(Source code of charts)
* Begin *

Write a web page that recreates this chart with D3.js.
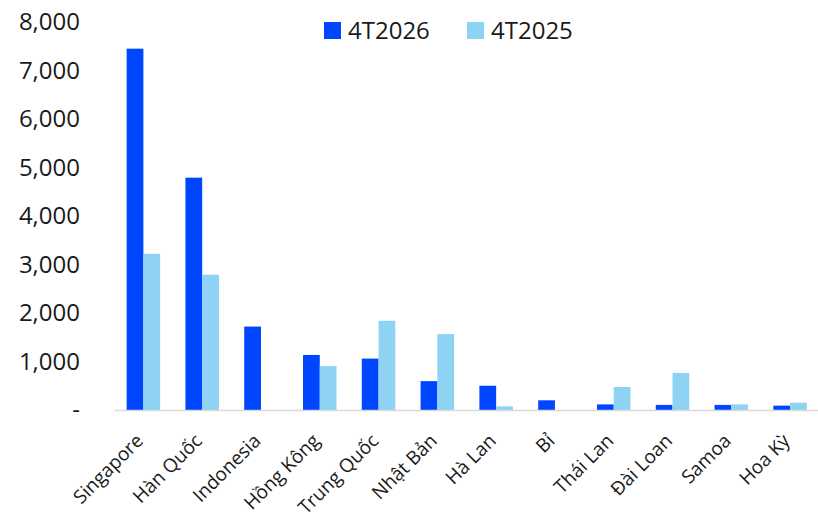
<!DOCTYPE html>
<html>
<head>
<meta charset="utf-8">
<script src="https://cdn.jsdelivr.net/npm/d3@7"></script>
<style>
  html, body { margin: 0; padding: 0; background: #fff; }
  svg { display: block; font-family: "Open Sans", "Noto Sans", sans-serif; }
</style>
</head>
<body>
<svg id="chart" width="818" height="518"></svg>
<script>
// Markets, ordered as shown
const categories = ["Singapore", "Hàn Quốc", "Indonesia", "Hồng Kông", "Trung Quốc", "Nhật Bản",
                    "Hà Lan", "Bỉ", "Thái Lan", "Đài Loan", "Samoa", "Hoa Kỳ"];
const seriesNames = ["4T2026", "4T2025"];
const values2026 = [7450, 4790, 1720, 1135, 1060, 595, 500, 200, 115, 105, 105, 90];
const values2025 = [3220, 2790, 0, 905, 1840, 1565, 75, 0, 475, 765, 115, 150];
const yTicks = [0, 1000, 2000, 3000, 4000, 5000, 6000, 7000, 8000];
const colors = ["#0045FF", "#8ED3F4"];

const svg = d3.select("#chart");

const x = d3.scaleBand()
  .domain(categories)
  .range([114, 819.5])
  .paddingInner(0.43)
  .paddingOuter(0.215);

const xSub = d3.scaleBand()
  .domain(seriesNames)
  .range([0, x.bandwidth()]);

const y = d3.scaleLinear()
  .domain([0, 8000])
  .range([410, 22]);

// Y axis labels (no line), zero shown as a dash
const fmt = d3.format(",");
const yAxis = d3.axisLeft(y)
  .tickValues(yTicks)
  .tickSize(0)
  .tickPadding(0)
  .tickFormat(d => d === 0 ? "-" : fmt(d));

svg.append("g")
  .attr("transform", "translate(80,0)")
  .call(yAxis)
  .call(g => g.select(".domain").remove())
  .call(g => g.selectAll("text")
    .attr("font-family", "'Open Sans', 'Noto Sans', sans-serif")
    .attr("font-size", 24)
    .attr("fill", "#1a1a1a"));

// Bars
const rows = categories.map((c, i) => ({ cat: c, vals: [values2026[i], values2025[i]] }));
const groups = svg.append("g")
  .selectAll("g")
  .data(rows)
  .join("g")
  .attr("transform", d => `translate(${x(d.cat)},0)`);

groups.selectAll("rect")
  .data(d => d.vals.map((v, k) => ({ key: seriesNames[k], v, k })))
  .join("rect")
  .attr("x", d => xSub(d.key))
  .attr("width", xSub.bandwidth())
  .attr("y", d => y(d.v))
  .attr("height", d => y(0) - y(d.v))
  .attr("fill", d => colors[d.k]);

// Category axis line and rotated labels
const xAxis = d3.axisBottom(x).tickSize(0).tickPadding(0);
svg.append("g")
  .attr("transform", "translate(0,410)")
  .call(xAxis)
  .call(g => g.select(".domain")
    .attr("stroke", "#d9d9d9")
    .attr("stroke-width", 1.5))
  .call(g => g.selectAll("text")
    .attr("font-family", "'Open Sans', 'Noto Sans', sans-serif")
    .attr("font-size", 19)
    .attr("fill", "#1a1a1a")
    .attr("text-anchor", "end")
    .attr("dy", 0)
    .attr("y", 0)
    .attr("transform", "translate(1,32) rotate(-45)"));

// Legend
const legend = svg.append("g")
  .selectAll("g")
  .data(seriesNames)
  .join("g")
  .attr("transform", (d, i) => `translate(${324 + i * 143},22)`);

legend.append("rect")
  .attr("width", 17)
  .attr("height", 17)
  .attr("fill", (d, i) => colors[i]);

legend.append("text")
  .attr("x", 24)
  .attr("y", 8.5)
  .attr("dy", "0.35em")
  .attr("font-size", 24)
  .attr("fill", "#1a1a1a")
  .text(d => d);
</script>
</body>
</html>
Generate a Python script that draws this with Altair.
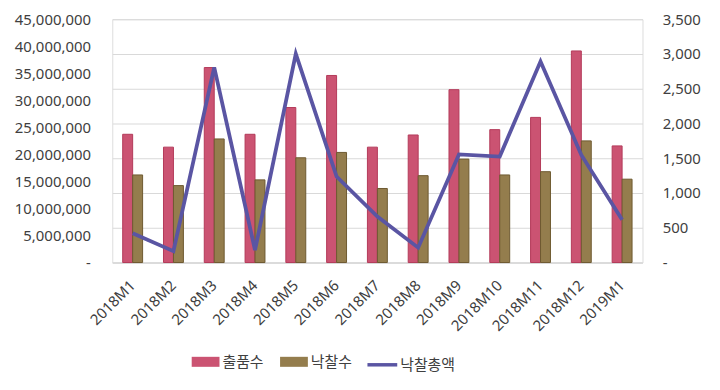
import altair as alt
import pandas as pd

months = ['2018M1', '2018M2', '2018M3', '2018M4', '2018M5', '2018M6', '2018M7',
          '2018M8', '2018M9', '2018M10', '2018M11', '2018M12', '2019M1']
exhibits = [1845, 1660, 2805, 1845, 2230, 2691, 1660, 1835, 2487, 1912, 2088, 3044, 1678]
sold = [1260, 1107, 1778, 1189, 1507, 1584, 1065, 1250, 1488, 1260, 1307, 1750, 1199]
total_amount = [5400000, 2100000, 36100000, 2300000, 38600000, 15900000, 8500000,
                2750000, 20000000, 19600000, 37200000, 19900000, 7900000]

bar_names = ['출품수', '낙찰수']
line_name = '낙찰총액'

bar_df = pd.DataFrame({
    'month': months * 2,
    'series': [bar_names[0]] * len(months) + [bar_names[1]] * len(months),
    'value': exhibits + sold,
})
line_df = pd.DataFrame({'month': months, 'value': total_amount, 'series': [line_name] * len(months)})

FONT = "Noto Sans"
KFONT = "Noto Sans CJK KR"
TXT = "#404040"

x_enc = alt.X('month:N', sort=months, title=None,
              scale=alt.Scale(paddingInner=0.512, paddingOuter=0.256),
              axis=alt.Axis(labelAngle=-45, labelFontSize=15, labelFont=FONT, labelColor=TXT,
                            ticks=False, domainColor='#d9d9d9', domainWidth=1.5,
                            labelPadding=20, labelAlign='right', labelBaseline='middle'))

bars = alt.Chart(bar_df).mark_bar(strokeWidth=1).encode(
    x=x_enc,
    xOffset=alt.XOffset('series:N', sort=bar_names, scale=alt.Scale(paddingInner=0, paddingOuter=0)),
    y=alt.Y('value:Q', title=None,
            scale=alt.Scale(domain=[0, 3500], nice=False),
            axis=alt.Axis(orient='right', values=[0, 500, 1000, 1500, 2000, 2500, 3000, 3500],
                          labelExpr="datum.value == 0 ? '-' : format(datum.value, ',')",
                          labelFontSize=15, labelFont=FONT, labelColor=TXT,
                          ticks=False, domain=False, labelPadding=20,
                          grid=True, gridColor='#d9d9d9', gridWidth=1.2)),
    color=alt.Color('series:N', sort=bar_names,
                    scale=alt.Scale(domain=bar_names, range=['#CB5372', '#947D4D']),
                    legend=alt.Legend(title=None, orient='none', legendX=80, legendY=331,
                                      direction='horizontal', labelFont=KFONT, labelFontSize=15,
                                      labelColor=TXT, symbolType='M-1,-0.36H1V0.36H-1Z',
                                      symbolSize=784, symbolStrokeWidth=0, labelOffset=3,
                                      columnPadding=16, padding=0, symbolOpacity=1)),
    stroke=alt.Stroke('series:N', sort=bar_names,
                      scale=alt.Scale(domain=bar_names, range=['#B33A5A', '#6E5A30']),
                      legend=None),
)

line = alt.Chart(line_df).mark_line(strokeWidth=3.8, strokeJoin='miter').encode(
    x=alt.X('month:N', sort=months),
    y=alt.Y('value:Q', title=None,
            scale=alt.Scale(domain=[0, 45000000], nice=False),
            axis=alt.Axis(orient='left', values=list(range(0, 45000001, 5000000)),
                          labelExpr="datum.value == 0 ? '-' : format(datum.value, ',')",
                          labelFontSize=15, labelFont=FONT, labelColor=TXT,
                          ticks=False, domain=False, grid=False, labelPadding=22)),
    stroke=alt.Stroke('series:N',
                      scale=alt.Scale(domain=[line_name], range=['#5A55A3']),
                      legend=alt.Legend(title=None, orient='none', legendX=255, legendY=331,
                                        labelFont=KFONT, labelFontSize=15, labelColor=TXT,
                                        symbolType='M-1,0H1', symbolSize=900,
                                        symbolStrokeWidth=3.5, labelOffset=1, padding=0)),
)

chart = alt.layer(bars, line).resolve_scale(
    y='independent', color='independent', stroke='independent'
).properties(
    width=534, height=245,
    padding={"left": 105, "top": 10, "right": 70, "bottom": 120},
    autosize=alt.AutoSizeParams(type="none"),
).configure_view(stroke=None).configure(background='white')

chart.save("out.html", embed_options={"renderer": "svg", "actions": False})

* End *

● Set exercise
Gather all the lines that include the word "script" and copy them out.

● Completed exercise
<script src="https://cdn.jsdelivr.net/npm/d3@7"></script>
<script>
</script>
Generate a Python script that draws this with Altair.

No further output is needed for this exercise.